Bridge Insurance

Property coverage for bridges and bridge-related infrastructure that protects against loss, damage, and outage-related costs.

Bridge insurance is a form of property insurance that covers structural bridges and related appurtenant infrastructure when they suffer physical damage, destruction, or major service disruption.

Why this coverage is specialized

Bridges are not ordinary property items. A single failure can remove a critical transportation link, trigger contract penalties, and interrupt freight and emergency response. Insurers write separate terms to address replacement complexity, engineering rebuild requirements, and downtime risk.

Underwriting mechanics

Underwriters score bridge exposure by age, design type, material condition, flood and storm zones, proximity to corrosive environments, traffic loading, and inspection history. Many policies include mandatory engineering inspections and maintenance covenants because preventive repairs reduce severe claims.

Claims logic

Claim teams generally follow this sequence: immediate peril and status reporting, engineer-scoped loss assessment, coverage determination for damaged elements, and valuation of restoration costs. Settlement depends on whether the policy is ACV-based or replacement-cost-based and whether there are endorsement limits for debris removal, temporary supports, and additional restoration expenses.

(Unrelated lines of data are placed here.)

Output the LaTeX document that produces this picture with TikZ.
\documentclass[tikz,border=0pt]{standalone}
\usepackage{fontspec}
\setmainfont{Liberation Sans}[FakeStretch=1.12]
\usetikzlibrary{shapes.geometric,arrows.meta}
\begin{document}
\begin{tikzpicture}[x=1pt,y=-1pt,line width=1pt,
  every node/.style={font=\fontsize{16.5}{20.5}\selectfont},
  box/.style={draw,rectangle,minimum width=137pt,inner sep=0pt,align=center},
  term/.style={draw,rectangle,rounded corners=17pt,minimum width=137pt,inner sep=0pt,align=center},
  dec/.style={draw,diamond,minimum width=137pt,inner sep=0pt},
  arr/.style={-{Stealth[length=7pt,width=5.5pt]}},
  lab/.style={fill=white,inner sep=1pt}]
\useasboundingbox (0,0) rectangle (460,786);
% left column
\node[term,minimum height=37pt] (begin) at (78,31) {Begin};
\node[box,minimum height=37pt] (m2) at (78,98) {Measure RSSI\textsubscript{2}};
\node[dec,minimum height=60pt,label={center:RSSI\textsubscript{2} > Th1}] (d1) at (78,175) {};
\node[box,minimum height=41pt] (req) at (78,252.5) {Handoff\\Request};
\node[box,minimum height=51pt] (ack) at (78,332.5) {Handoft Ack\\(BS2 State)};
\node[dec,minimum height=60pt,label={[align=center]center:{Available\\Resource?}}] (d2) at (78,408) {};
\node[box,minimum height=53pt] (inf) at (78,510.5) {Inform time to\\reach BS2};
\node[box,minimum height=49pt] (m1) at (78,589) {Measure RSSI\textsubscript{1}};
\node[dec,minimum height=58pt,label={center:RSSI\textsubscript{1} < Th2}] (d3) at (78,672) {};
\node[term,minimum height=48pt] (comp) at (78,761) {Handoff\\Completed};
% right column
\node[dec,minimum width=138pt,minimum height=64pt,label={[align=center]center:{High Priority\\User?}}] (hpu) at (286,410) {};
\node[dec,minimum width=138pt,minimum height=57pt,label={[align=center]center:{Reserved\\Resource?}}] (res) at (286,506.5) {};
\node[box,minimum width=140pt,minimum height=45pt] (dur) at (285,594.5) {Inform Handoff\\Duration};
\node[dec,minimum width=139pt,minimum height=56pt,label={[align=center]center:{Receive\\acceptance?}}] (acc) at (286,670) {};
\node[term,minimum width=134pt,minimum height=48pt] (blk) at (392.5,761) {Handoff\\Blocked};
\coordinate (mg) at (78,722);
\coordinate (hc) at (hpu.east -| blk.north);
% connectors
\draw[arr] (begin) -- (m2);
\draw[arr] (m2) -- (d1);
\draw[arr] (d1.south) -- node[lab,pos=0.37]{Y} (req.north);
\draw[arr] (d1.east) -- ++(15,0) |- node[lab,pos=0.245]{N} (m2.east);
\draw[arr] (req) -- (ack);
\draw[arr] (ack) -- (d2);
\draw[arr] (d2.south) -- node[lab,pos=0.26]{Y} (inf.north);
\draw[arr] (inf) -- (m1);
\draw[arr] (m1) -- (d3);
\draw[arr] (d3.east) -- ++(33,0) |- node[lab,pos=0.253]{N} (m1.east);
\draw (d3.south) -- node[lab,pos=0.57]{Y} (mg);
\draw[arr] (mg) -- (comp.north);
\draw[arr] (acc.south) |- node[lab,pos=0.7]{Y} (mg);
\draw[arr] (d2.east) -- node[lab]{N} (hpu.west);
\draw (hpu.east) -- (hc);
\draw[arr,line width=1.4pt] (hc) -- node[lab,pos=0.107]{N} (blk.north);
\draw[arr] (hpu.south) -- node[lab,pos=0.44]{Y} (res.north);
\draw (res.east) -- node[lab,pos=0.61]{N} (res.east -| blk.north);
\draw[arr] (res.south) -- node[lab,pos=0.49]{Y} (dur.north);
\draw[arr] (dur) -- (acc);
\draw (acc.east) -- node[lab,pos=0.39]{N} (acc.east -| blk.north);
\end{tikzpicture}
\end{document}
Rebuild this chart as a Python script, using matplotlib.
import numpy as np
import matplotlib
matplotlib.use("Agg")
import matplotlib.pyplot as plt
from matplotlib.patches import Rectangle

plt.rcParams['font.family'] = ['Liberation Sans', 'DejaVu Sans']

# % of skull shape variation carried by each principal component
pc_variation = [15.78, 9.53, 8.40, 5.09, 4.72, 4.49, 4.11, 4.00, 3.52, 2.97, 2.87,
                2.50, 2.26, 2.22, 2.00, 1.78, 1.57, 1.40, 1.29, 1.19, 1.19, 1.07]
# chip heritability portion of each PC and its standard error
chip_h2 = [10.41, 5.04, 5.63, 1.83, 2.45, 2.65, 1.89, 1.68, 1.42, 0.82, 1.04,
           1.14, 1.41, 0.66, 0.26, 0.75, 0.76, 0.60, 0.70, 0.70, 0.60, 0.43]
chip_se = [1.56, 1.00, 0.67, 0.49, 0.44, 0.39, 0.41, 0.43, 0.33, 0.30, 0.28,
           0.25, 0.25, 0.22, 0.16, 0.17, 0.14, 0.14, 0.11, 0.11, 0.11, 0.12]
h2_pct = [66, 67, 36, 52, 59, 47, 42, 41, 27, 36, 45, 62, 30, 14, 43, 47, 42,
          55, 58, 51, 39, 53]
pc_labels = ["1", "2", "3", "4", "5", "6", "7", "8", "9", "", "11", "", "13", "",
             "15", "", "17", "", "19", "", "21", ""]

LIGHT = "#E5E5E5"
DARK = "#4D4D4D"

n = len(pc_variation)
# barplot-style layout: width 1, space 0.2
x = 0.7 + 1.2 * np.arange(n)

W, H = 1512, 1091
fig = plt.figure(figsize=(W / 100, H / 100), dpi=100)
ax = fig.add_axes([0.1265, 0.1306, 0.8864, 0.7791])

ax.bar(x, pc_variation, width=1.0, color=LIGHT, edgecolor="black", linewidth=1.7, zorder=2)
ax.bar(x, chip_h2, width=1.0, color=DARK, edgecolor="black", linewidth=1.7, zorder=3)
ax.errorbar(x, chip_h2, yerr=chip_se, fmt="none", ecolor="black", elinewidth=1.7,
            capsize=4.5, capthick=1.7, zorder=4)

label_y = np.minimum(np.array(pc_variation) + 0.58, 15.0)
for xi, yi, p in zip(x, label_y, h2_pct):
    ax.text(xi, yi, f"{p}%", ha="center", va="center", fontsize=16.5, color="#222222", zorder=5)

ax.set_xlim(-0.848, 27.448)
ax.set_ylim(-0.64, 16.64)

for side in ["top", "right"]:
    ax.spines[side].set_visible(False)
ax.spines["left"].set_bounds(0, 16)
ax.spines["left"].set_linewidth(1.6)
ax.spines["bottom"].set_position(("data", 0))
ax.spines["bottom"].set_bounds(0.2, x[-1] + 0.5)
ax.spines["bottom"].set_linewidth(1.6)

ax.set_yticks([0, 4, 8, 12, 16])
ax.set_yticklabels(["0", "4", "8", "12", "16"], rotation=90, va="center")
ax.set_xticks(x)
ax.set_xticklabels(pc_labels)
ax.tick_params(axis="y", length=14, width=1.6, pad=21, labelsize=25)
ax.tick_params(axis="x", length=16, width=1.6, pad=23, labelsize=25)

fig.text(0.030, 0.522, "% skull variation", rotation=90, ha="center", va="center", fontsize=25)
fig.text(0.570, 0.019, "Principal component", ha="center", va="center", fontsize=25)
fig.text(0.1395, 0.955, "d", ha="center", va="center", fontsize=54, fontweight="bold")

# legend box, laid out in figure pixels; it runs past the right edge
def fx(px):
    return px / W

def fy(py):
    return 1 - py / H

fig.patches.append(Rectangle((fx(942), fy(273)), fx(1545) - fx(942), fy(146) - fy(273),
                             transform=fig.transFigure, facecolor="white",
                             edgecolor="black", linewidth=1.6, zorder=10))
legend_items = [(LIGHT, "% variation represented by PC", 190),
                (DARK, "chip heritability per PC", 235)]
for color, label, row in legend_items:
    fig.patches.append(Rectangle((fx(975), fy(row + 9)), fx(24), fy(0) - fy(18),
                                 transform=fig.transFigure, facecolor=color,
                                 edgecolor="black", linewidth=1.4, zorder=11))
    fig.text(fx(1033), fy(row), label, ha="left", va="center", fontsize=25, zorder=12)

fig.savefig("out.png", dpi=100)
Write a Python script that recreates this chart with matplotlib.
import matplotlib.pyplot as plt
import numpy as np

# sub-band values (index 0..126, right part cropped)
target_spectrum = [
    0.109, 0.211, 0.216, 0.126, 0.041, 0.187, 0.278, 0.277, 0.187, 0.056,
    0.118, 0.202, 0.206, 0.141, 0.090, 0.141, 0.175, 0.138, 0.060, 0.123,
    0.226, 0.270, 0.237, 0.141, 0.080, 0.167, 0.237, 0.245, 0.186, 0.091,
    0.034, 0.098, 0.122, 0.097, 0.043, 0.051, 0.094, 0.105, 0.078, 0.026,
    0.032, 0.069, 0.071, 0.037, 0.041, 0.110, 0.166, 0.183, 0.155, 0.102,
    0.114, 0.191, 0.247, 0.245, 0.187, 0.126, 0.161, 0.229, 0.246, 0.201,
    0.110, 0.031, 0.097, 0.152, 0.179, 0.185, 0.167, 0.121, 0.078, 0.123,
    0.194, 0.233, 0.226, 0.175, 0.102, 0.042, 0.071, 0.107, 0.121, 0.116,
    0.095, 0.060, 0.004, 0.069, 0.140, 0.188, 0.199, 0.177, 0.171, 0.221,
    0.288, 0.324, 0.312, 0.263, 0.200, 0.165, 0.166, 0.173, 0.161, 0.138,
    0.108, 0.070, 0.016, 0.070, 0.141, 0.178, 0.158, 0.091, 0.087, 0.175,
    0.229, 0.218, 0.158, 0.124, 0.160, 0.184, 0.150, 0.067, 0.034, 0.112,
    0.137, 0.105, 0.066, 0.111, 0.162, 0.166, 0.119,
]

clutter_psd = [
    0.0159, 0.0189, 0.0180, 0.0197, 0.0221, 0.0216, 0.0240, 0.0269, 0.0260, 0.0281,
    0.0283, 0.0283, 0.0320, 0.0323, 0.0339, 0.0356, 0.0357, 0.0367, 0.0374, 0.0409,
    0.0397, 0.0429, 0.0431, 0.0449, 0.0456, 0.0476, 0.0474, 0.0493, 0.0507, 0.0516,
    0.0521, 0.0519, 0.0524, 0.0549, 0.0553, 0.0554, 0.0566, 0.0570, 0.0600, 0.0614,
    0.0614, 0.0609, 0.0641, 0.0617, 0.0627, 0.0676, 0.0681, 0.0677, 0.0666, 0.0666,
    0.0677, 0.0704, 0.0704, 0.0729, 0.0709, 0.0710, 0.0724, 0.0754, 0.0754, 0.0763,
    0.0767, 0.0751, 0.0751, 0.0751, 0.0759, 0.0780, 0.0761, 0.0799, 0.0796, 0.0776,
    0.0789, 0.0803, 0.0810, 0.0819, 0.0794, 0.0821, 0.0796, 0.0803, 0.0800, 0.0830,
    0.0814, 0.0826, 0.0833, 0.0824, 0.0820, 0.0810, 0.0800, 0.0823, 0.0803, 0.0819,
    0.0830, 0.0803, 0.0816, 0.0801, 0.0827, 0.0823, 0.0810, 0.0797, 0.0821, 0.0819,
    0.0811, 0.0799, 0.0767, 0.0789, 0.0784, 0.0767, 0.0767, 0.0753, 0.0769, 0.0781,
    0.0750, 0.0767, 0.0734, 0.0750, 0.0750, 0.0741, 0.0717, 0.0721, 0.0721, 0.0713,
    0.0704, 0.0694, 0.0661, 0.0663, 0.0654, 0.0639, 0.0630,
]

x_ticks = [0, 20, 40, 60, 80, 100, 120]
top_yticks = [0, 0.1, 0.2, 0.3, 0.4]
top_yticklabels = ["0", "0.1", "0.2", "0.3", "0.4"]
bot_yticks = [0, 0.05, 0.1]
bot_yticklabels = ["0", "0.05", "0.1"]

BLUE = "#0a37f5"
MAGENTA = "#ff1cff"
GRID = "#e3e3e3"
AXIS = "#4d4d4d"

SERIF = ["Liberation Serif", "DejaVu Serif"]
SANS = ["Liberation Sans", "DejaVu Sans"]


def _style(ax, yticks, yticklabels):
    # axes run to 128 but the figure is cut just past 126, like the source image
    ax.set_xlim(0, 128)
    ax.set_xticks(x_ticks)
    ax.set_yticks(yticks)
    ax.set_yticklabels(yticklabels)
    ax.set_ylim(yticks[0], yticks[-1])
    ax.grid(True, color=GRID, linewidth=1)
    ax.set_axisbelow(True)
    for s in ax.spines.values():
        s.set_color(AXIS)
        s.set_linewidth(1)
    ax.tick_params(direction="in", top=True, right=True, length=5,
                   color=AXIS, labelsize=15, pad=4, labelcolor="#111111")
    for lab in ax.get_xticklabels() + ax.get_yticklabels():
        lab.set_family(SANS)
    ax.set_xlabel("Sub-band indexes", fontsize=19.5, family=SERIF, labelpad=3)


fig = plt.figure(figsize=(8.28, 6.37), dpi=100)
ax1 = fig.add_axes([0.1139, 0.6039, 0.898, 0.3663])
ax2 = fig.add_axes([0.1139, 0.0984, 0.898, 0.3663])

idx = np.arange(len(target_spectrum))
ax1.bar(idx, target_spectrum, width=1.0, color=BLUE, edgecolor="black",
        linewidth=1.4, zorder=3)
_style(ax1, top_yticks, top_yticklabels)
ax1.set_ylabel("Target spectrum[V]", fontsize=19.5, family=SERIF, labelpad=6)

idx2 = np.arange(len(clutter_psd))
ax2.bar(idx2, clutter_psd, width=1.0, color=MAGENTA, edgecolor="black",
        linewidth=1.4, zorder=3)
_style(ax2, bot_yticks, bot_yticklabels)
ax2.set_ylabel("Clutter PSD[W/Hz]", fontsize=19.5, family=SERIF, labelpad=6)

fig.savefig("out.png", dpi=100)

Regulation and contractual context

For public infrastructure owners, underwriting terms often reference public procurement rules, civil authority obligations, and local safety standards. Policyholders are usually required to document inspections and maintenance actions because those records influence premium adjustments and coverage interpretation.

Practical example

A county bridge loses part of a span to river flooding. The policy may pay for emergency stabilization, design-and-rebuild costs, and time-related extra expense. If the bridge is a single access route, coverage may also address interruption losses tied to rerouting requirements and emergency replacement contracts.